According to research by Coalition Greenwich, the volume traded in 12 of the largest credit ETFs – investment grade and high yield combined – rose from 18% in 2021 to 23% in 2022.

This increased even further when focusing on just high yield bonds, with the research finding the five largest high yield bond ETFs accounted for nearly 50% of the underlying high yield bond market, up from 30% a year ago.

Of the ETFs, the iShares iBoxx $ High Yield Corporate Bond ETF (HYG) and the SPDR Bloomberg High Yield Bond ETF (JNK) accounted for 32% and 10.5% of the underlying trading, respectively.

The impact was less severe for investment grade ETFs, however, their influence also continued to rise.

The seven largest investment grade ETFs accounted for 13.4% of underlying market trading, up from 7.6% in 2019, with the iShares iBoxx $ Investment Grade Corporate Bond ETF (LQD) making up 8.6% of last year’s figure.

Kevin McPartland, head of market structure and technology research at Coalition Greenwich, said: “The outsized role this single ETF plays is another sign of how dominant the largest credit ETFs have become.”

He added credit ETFs allow investors to put cash to work while seeking out the underlying bonds they want to hold for the long term, give market makers the ability to manage liquidity and risk through the creation-redemption process and allow retail investors to get quick bond market exposure via electronic trading.

“Overall, the uptick in fixed income ETF adoption has been a good thing for the market," McPartland continued. “Better market access leads to more people in the market, which is ultimately good for both primary and secondary liquidity.

“We believe the pandemic market crisis of 2020 proved that credit ETFs are reliable and work under pressure.”

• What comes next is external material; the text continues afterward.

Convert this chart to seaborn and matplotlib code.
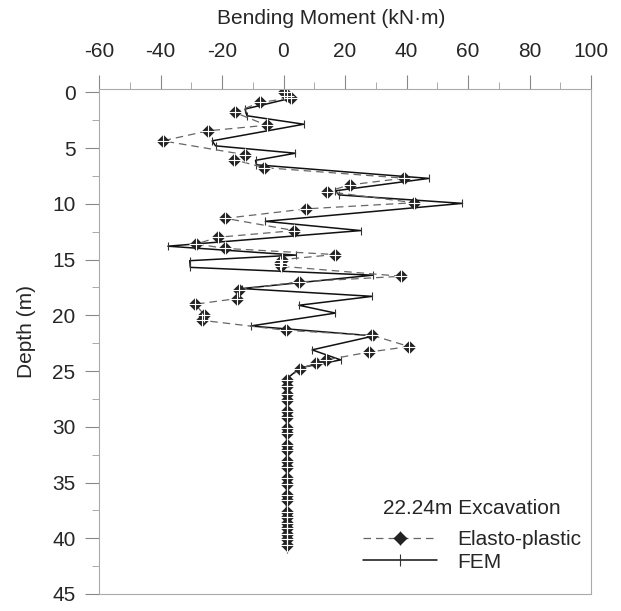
import matplotlib
matplotlib.use("Agg")
import matplotlib.pyplot as plt
from matplotlib.lines import Line2D
from matplotlib.ticker import MultipleLocator
import seaborn as sns

# ---- data ----
ep_depth = [0.0, 0.3, 0.5, 0.9, 1.8, 2.95, 3.45, 4.35, 5.6, 6.05, 6.75, 7.7, 8.3, 8.9,
            9.9, 10.45, 11.3, 12.4, 13.0, 13.6, 14.0, 14.55, 15.0, 15.3, 15.6, 16.5,
            17.0, 17.7, 18.5, 19.0, 19.95, 20.45, 21.35, 21.8, 22.8, 23.3, 24.0, 24.3,
            24.8, 25.8, 26.3, 27.1, 27.6, 28.6, 29.1, 30.1, 30.6, 31.6, 32.1, 33.1,
            33.6, 34.6, 35.1, 36.1, 36.6, 37.6, 38.1, 38.6, 39.1, 39.6, 40.1, 40.6]
ep_moment = [0.1, 1.2, 2.6, -7.5, -15.9, -5.5, -24.5, -39.3, -12.4, -16.0, -6.4, 39.2,
             21.6, 14.2, 42.5, 7.4, -18.9, 3.5, -21.3, -28.3, -19.0, 16.7, -0.4, -1.0,
             -0.8, 38.3, 5.2, -14.6, -15.1, -28.7, -25.8, -26.5, 0.9, 28.9, 40.8, 27.8,
             13.9, 10.6, 5.3, 1.0, 1.0, 1.0, 1.0, 1.0, 1.0, 1.0, 1.0, 1.0, 1.0, 1.0,
             1.0, 1.0, 1.0, 1.0, 1.0, 1.0, 1.0, 1.0, 1.0, 1.0, 1.0, 1.0]

fem_depth = [0.0, 0.5, 1.5, 2.1, 2.86, 4.35, 4.8, 5.46, 6.1, 6.5, 7.72, 8.83, 9.2, 9.96,
             11.57, 12.4, 13.8, 14.6, 15.1, 15.7, 16.4, 17.6, 18.3, 19.1, 19.8, 20.96,
             21.85, 23.1, 24.0, 24.7, 25.7, 41.0]
fem_moment = [0.3, 2.8, -12.5, -11.9, 6.6, -23.2, -22.1, 3.9, -9.1, -8.8, 47.3, 16.9,
              18.0, 58.2, -5.9, 25.1, -37.6, 4.0, -30.5, -30.3, 29.0, -13.5, 28.9, 5.0,
              16.9, -10.7, 29.4, 9.3, 18.6, 5.5, 1.0, 1.0]

x_ticks = [-60, -40, -20, 0, 20, 40, 60, 80, 100]
y_ticks = [0, 5, 10, 15, 20, 25, 30, 35, 40, 45]

title_text = "Bending Moment (kN\u00b7m)"
ylabel_text = "Depth (m)"
legend_title = "22.24m Excavation"
ep_label = "Elasto-plastic"
fem_label = "FEM"

# ---- style ----
sns.set_theme(style="ticks")
plt.rcParams["font.family"] = ["Liberation Sans", "DejaVu Sans"]
plt.rcParams["axes.unicode_minus"] = False
FS = 15

W, H = 621, 611
fig = plt.figure(figsize=(W / 100, H / 100), dpi=100)
ax = fig.add_axes([99 / W, 1 - 594 / H, 492 / W, (594 - 89) / H])

EP_LINE = dict(color="#666666", lw=0.9, linestyle=(0, (6, 4)), marker="D",
               markersize=6, markerfacecolor="#222222", markeredgecolor="#222222")
EP_PLUS = dict(color="#222222", linestyle="none", marker="+", markersize=10,
               markeredgewidth=0.8)
FEM_LINE = dict(color="#111111", lw=1.1, marker="|", markersize=6,
                markeredgewidth=0.8, markeredgecolor="#333333")

# FEM (solid)
sns.lineplot(x=fem_moment, y=fem_depth, sort=False, estimator=None, ax=ax, **FEM_LINE)
# Elasto-plastic (dashed with diamond markers)
sns.lineplot(x=ep_moment, y=ep_depth, sort=False, estimator=None, ax=ax, **EP_LINE)
sns.lineplot(x=ep_moment, y=ep_depth, sort=False, estimator=None, ax=ax, **EP_PLUS)

ax.set_xlim(-60, 100)
ax.set_ylim(45, -0.3)
ax.set_xticks(x_ticks)
ax.set_yticks(y_ticks)
ax.xaxis.set_minor_locator(MultipleLocator(10))
ax.yaxis.set_minor_locator(MultipleLocator(2.5))
ax.xaxis.tick_top()
ax.tick_params(axis="both", which="major", labelsize=FS, length=10, width=0.8,
               color="#888888", direction="out")
ax.tick_params(axis="x", which="major", pad=10)
ax.tick_params(axis="y", which="major", pad=7)
ax.tick_params(axis="both", which="minor", length=5, width=0.7, color="#aaaaaa",
               direction="out")
ax.tick_params(axis="x", which="both", top=True, bottom=False)
ax.set_xlabel("")
ax.set_ylabel("")

fig.text(331 / W, 1 - 18 / H, title_text, fontsize=FS, ha="center", va="center")
fig.text(26 / W, 1 - 331 / H, ylabel_text, fontsize=FS, ha="center", va="center",
         rotation=90)

for s in ax.spines.values():
    s.set_visible(True)
    s.set_color("#aaaaaa")
    s.set_linewidth(0.8)

ax.grid(False)

fig.text(471.5 / W, 1 - 508 / H, legend_title, fontsize=FS, ha="center", va="center")

h_ep = (Line2D([], [], **EP_LINE), Line2D([], [], **EP_PLUS))
fem_handle_style = dict(FEM_LINE)
fem_handle_style["markersize"] = 8
h_fem = Line2D([], [], **fem_handle_style)
leg = ax.legend([h_ep, h_fem], [ep_label, fem_label],
                loc="upper left", bbox_to_anchor=(363 / W, 1 - 530 / H),
                bbox_transform=fig.transFigure, frameon=False, fontsize=FS,
                handlelength=3.56, handletextpad=0.96,
                labelspacing=0.18, borderpad=0, borderaxespad=0)

fig.savefig("out.png", dpi=100)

ETFs have become central to the modern bond market in recent years summed up by the Federal Reserve’s decision to invest roughly $8.6bn assets across 16 corporate bond ETFs in a bit to support markets in the face of COVID-19.

Research by Citi subsequently suggested ETFs were being used more as a trading tool for exposure alongside the wrapper’s use as an asset allocation tool.

Despite this, McPartland added there is a small risk to fixed income ETFs’ growing influence on the underlying bond market.

“For instance, trading in ETFs may actually remove liquidity from the cash bond market,” he said.

“This raises the question of whether ETF volume would be bond market volume if ETFs did not exist. We think it probably would not. But one can understand why some bond traders might feel threatened.”